Le gouvernement a choisi d’exclure des étudiants de l’enseignement, au lieu de lancer le débat du refinancement

Amandine Pavet, députée PTB au sein de la Fédération Wallonie-Bruxelles

Le décret paysage ne sera pas revu avant les élections

Plenary session at the Parliament of Wallonia Brussels Federation
Session pleniere au Parlement de la Federation Wallonie Bruxelles
Pix: Francoise Bertieaux 20/12/2023 © BELGA/BELPRESS

D’après le cabinet de la ministre de l’Enseignement Supérieur Françoise Bertieaux, le décret Paysage ne sera pas revu d’ici la fin de cette législature. « Le délai est trop court. La FEF et le PTB veulent faire croire que c’est faisable mais c’est impossible d’ici le 9 juin. D’un point de vue politique, une révision n’est pas du tout à l’ordre du jour. Ceux qui veulent changer les règles maintenant mettent en péril la session de juin. Les écoles ne sont pas prêtes pour que tout soit à nouveau chamboulé ».

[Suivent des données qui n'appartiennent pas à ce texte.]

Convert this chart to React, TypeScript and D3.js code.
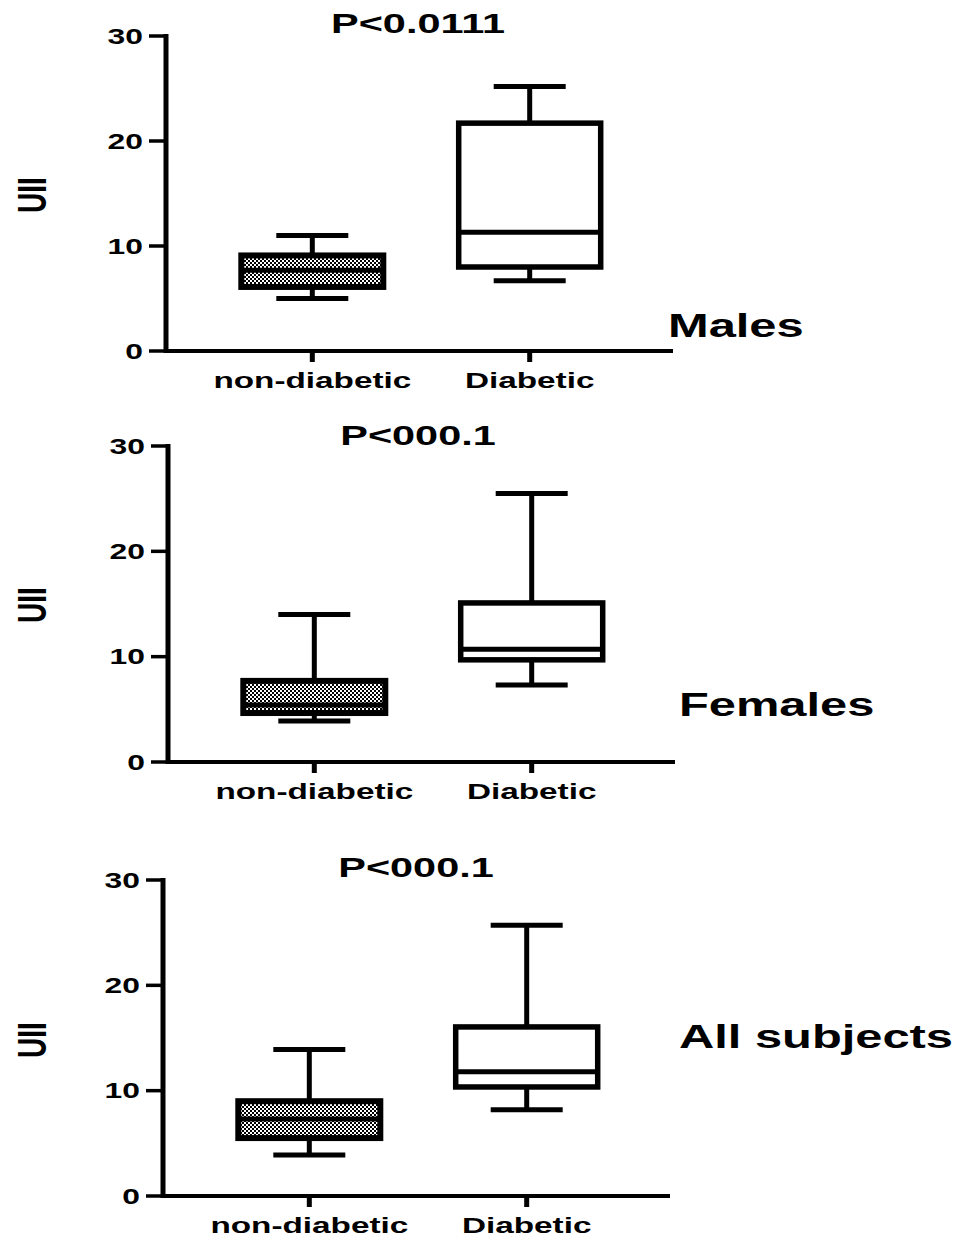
import React from 'react';
import * as d3 from 'd3';

const width = 957;
const height = 1239;
const sx = 1.48; // text in the figure is stretched horizontally

const groups = ['non-diabetic', 'Diabetic'];
const panelNames = ['Males', 'Females', 'All subjects'];
const pValues = ['P<0.0111', 'P<000.1', 'P<000.1'];
const yTicks = [0, 10, 20, 30];

// [min, q1, median, q3, max] for non-diabetic, Diabetic
const malesStats = [
  [5.0, 6.1, 7.7, 9.1, 11.0],
  [6.7, 8.0, 11.3, 21.7, 25.2]
];
const femalesStats = [
  [3.9, 4.65, 5.4, 7.7, 14.0],
  [7.3, 9.7, 10.7, 15.1, 25.5]
];
const allStats = [
  [3.9, 5.5, 7.3, 9.0, 13.9],
  [8.2, 10.35, 11.8, 16.05, 25.7]
];
const panelStats = [malesStats, femalesStats, allStats];

const layout = [
  { axisX: 166, y0: 351, y30: 36, title: [418, 33], name: [668, 337], ylab: [31, 195] },
  { axisX: 168, y0: 762, y30: 446, title: [418, 445], name: [679, 716], ylab: [31, 605] },
  { axisX: 163, y0: 1196, y30: 880, title: [416, 877], name: [679, 1048], ylab: [31, 1040] }
];

const font = "'Liberation Sans', Arial, sans-serif";

const T = ({ x, y, size, anchor = 'start', rotate = 0, children }) => (
  <text
    transform={`translate(${x},${y}) scale(${sx},1)${rotate ? ` rotate(${rotate})` : ''}`}
    fontSize={size}
    fontWeight="bold"
    fontFamily={font}
    textAnchor={anchor}
    fill="#000"
  >
    {children}
  </text>
);

const Panel = ({ idx }) => {
  const L = layout[idx];
  const stats = panelStats[idx];
  const y = d3.scaleLinear().domain([0, 30]).range([L.y0, L.y30]);
  const x = d3.scalePoint().domain(groups).range([L.axisX, L.axisX + 510]).padding(0.673);
  const boxW = 142;
  const capW = 72;

  return (
    <g>
      {/* y axis */}
      <line x1={L.axisX} x2={L.axisX} y1={y(30) - 2} y2={y(0) + 2} stroke="#000" strokeWidth={5} />
      {yTicks.map(t => (
        <g key={t}>
          <line x1={L.axisX - 17} x2={L.axisX} y1={y(t)} y2={y(t)} stroke="#000" strokeWidth={3.5} />
          <T x={L.axisX - 23} y={y(t) + 7.5} size={21.5} anchor="end">{t}</T>
        </g>
      ))}
      {/* x axis */}
      <line x1={L.axisX} x2={L.axisX + 507} y1={y(0)} y2={y(0)} stroke="#000" strokeWidth={4} />
      {groups.map(g => (
        <g key={g}>
          <line x1={x(g)} x2={x(g)} y1={y(0)} y2={y(0) + 11} stroke="#000" strokeWidth={5} />
          <T x={x(g)} y={y(0) + 37} size={22.5} anchor="middle">{g}</T>
        </g>
      ))}

      {/* boxes */}
      {groups.map((g, i) => {
        const [mn, q1, md, q3, mx] = stats[i];
        const cx = x(g);
        return (
          <g key={g}>
            <line x1={cx} x2={cx} y1={y(mx)} y2={y(q3)} stroke="#000" strokeWidth={5} />
            <line x1={cx} x2={cx} y1={y(q1)} y2={y(mn)} stroke="#000" strokeWidth={5} />
            <line x1={cx - capW / 2} x2={cx + capW / 2} y1={y(mx)} y2={y(mx)} stroke="#000" strokeWidth={5} />
            <line x1={cx - capW / 2} x2={cx + capW / 2} y1={y(mn)} y2={y(mn)} stroke="#000" strokeWidth={5} />
            <rect
              x={cx - boxW / 2}
              y={y(q3)}
              width={boxW}
              height={y(q1) - y(q3)}
              fill={i === 0 ? 'url(#checker)' : '#fff'}
              stroke="#000"
              strokeWidth={i === 0 ? 6 : 5.5}
            />
            <line x1={cx - boxW / 2} x2={cx + boxW / 2} y1={y(md)} y2={y(md)} stroke="#000" strokeWidth={5} />
          </g>
        );
      })}

      <T x={L.title[0]} y={L.title[1]} size={28} anchor="middle">{pValues[idx]}</T>
      <T x={L.name[0]} y={L.name[1]} size={33}>{panelNames[idx]}</T>
      <T x={L.ylab[0]} y={L.ylab[1]} size={28} anchor="middle" rotate={-90}>
        <tspan dy="10">UII</tspan>
      </T>
    </g>
  );
};

export default function App() {
  return (
    <svg
      width={width}
      height={height}
      style={{ position: 'absolute', left: 0, top: 0, background: '#fff' }}
    >
      <defs>
        <pattern id="checker" width={4} height={4} patternUnits="userSpaceOnUse">
          <rect width={4} height={4} fill="#fff" />
          <rect x={0} y={0} width={2} height={2} fill="#000" />
          <rect x={2} y={2} width={2} height={2} fill="#000" />
        </pattern>
      </defs>
      <rect width={width} height={height} fill="#fff" />
      {layout.map((_, i) => (
        <Panel key={i} idx={i} />
      ))}
    </svg>
  );
}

La porte-parole de la ministre en profite pour rappeler qu’une évaluation du nouveau décret Paysage est prévue en 2026. « Nous verrons à ce moment-là si d’éventuels effets pervers se sont manifestés, reprend la porte-parole de Françoise Bertieaux. On ne peut pas évaluer une réforme avant qu’elle ne soit entrée en vigueur. Par ailleurs, les premiers chiffres et tendances que nous avons pour la session de janvier sont positifs, avec un taux de réussite supérieur de 5% ».

Le décret Paysage reviendra quoi qu’il en soit à l’agenda de la Commission Enseignement Supérieur le 2 avril, avant un vote final sur le texte en séance plénière le 17 avril.